===== INFORMATION PROVIDED =====

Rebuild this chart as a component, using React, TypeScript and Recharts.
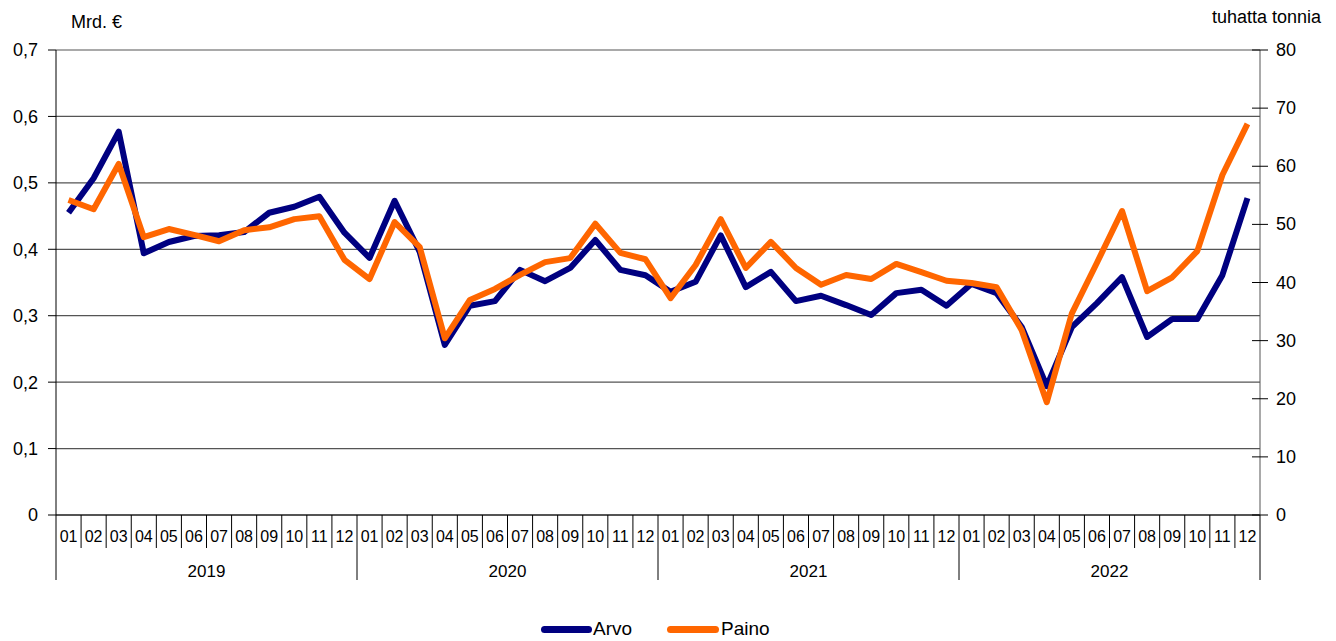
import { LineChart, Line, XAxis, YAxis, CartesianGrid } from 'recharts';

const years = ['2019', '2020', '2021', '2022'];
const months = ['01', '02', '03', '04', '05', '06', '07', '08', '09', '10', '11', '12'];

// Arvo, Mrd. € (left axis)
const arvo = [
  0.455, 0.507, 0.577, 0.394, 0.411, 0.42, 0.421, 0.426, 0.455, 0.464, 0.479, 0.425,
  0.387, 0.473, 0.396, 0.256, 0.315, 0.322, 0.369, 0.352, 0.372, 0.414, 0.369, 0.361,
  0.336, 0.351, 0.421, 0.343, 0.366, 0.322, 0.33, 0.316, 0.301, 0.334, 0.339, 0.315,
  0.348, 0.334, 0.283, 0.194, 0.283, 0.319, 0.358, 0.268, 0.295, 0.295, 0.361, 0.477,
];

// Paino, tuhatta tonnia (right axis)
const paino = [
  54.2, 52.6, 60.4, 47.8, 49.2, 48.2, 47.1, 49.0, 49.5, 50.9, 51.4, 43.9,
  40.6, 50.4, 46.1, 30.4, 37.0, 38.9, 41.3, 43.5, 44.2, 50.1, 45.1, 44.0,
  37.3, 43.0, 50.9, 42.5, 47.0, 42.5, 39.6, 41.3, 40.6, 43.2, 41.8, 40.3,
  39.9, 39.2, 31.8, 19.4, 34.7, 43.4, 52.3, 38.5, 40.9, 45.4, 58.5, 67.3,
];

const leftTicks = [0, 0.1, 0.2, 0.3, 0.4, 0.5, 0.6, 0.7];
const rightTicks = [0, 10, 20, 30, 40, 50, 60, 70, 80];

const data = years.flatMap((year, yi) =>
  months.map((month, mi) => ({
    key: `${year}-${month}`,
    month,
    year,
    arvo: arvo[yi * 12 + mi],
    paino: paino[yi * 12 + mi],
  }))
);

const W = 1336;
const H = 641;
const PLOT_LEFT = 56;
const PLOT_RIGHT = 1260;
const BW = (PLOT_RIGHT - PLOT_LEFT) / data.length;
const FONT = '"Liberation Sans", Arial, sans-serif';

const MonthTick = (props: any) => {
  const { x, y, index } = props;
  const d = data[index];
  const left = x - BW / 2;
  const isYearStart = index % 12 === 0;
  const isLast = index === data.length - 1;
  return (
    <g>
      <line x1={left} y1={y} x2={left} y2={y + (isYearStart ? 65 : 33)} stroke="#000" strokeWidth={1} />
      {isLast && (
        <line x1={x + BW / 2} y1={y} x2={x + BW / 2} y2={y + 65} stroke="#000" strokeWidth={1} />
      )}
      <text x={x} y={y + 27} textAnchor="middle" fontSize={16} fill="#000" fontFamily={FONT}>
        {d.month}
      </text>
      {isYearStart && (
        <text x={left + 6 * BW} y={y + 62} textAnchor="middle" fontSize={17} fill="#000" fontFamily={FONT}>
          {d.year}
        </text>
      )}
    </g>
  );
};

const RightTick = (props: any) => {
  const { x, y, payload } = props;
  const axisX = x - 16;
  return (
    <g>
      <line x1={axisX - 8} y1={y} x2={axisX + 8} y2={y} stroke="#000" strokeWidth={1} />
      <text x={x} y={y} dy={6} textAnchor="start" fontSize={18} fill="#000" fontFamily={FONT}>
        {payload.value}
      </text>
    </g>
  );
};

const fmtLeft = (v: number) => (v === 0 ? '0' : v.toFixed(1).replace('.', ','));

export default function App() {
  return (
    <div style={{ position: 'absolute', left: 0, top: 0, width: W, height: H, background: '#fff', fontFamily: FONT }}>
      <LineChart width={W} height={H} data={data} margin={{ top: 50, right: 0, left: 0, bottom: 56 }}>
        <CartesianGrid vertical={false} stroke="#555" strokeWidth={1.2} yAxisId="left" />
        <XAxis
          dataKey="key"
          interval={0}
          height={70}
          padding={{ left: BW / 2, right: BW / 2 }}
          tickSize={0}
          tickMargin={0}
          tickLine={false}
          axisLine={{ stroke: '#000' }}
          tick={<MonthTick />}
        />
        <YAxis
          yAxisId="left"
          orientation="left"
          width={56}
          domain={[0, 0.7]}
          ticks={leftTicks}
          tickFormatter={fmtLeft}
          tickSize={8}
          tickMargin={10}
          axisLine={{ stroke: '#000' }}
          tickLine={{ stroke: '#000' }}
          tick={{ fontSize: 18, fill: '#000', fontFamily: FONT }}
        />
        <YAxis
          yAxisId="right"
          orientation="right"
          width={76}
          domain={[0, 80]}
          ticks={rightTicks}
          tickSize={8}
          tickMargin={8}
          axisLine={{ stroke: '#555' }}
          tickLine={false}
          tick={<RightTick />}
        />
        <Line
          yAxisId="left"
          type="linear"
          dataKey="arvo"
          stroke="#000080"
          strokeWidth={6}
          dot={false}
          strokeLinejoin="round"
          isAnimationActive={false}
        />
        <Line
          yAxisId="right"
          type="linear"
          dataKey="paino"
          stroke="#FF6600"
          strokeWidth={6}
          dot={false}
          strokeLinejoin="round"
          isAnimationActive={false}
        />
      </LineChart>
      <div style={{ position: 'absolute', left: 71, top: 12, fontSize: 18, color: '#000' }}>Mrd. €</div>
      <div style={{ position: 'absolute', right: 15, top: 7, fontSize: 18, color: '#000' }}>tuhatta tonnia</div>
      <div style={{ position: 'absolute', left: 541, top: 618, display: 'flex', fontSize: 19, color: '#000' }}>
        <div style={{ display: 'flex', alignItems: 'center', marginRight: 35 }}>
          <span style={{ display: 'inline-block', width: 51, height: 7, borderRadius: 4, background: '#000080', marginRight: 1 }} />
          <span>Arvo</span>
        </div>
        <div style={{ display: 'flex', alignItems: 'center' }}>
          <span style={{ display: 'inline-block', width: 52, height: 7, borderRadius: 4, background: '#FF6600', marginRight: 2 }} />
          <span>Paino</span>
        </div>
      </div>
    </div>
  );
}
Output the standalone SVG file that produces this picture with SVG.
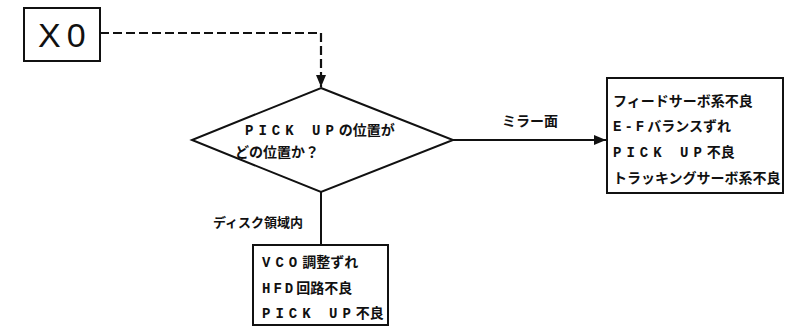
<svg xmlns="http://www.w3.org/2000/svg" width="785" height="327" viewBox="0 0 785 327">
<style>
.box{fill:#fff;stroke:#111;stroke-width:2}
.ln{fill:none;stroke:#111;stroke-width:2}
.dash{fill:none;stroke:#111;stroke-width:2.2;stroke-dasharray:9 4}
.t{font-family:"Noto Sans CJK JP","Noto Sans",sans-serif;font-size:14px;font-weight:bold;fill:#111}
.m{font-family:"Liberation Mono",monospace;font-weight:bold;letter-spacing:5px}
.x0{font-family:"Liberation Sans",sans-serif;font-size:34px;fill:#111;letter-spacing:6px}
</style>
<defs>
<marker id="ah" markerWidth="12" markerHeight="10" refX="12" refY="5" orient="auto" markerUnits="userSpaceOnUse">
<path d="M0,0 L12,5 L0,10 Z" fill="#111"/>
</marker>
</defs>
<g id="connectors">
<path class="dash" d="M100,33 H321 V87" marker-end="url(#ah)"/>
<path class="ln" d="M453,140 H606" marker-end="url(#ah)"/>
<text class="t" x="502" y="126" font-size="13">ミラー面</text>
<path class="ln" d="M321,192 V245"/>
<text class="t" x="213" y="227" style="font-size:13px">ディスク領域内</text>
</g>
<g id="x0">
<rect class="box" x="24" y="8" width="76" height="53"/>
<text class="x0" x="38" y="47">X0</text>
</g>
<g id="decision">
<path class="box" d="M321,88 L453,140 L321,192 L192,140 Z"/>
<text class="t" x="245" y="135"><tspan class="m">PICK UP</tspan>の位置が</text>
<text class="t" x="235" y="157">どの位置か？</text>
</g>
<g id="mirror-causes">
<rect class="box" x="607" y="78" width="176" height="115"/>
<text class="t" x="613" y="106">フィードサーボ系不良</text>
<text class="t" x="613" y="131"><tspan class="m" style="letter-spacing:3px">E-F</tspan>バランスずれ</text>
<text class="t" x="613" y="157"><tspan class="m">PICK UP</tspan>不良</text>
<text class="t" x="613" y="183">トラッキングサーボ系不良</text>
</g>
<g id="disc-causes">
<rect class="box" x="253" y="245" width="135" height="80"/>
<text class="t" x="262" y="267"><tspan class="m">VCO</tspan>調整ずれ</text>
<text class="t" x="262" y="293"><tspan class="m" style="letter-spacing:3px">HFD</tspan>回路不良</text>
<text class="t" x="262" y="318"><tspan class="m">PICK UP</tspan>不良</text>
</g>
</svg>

=====

Every line in the data above that contains "this" needs to be copied.

Rebuild this chart as a component, using React, TypeScript and Recharts.
Output the standalone SVG file that produces this picture with SVG.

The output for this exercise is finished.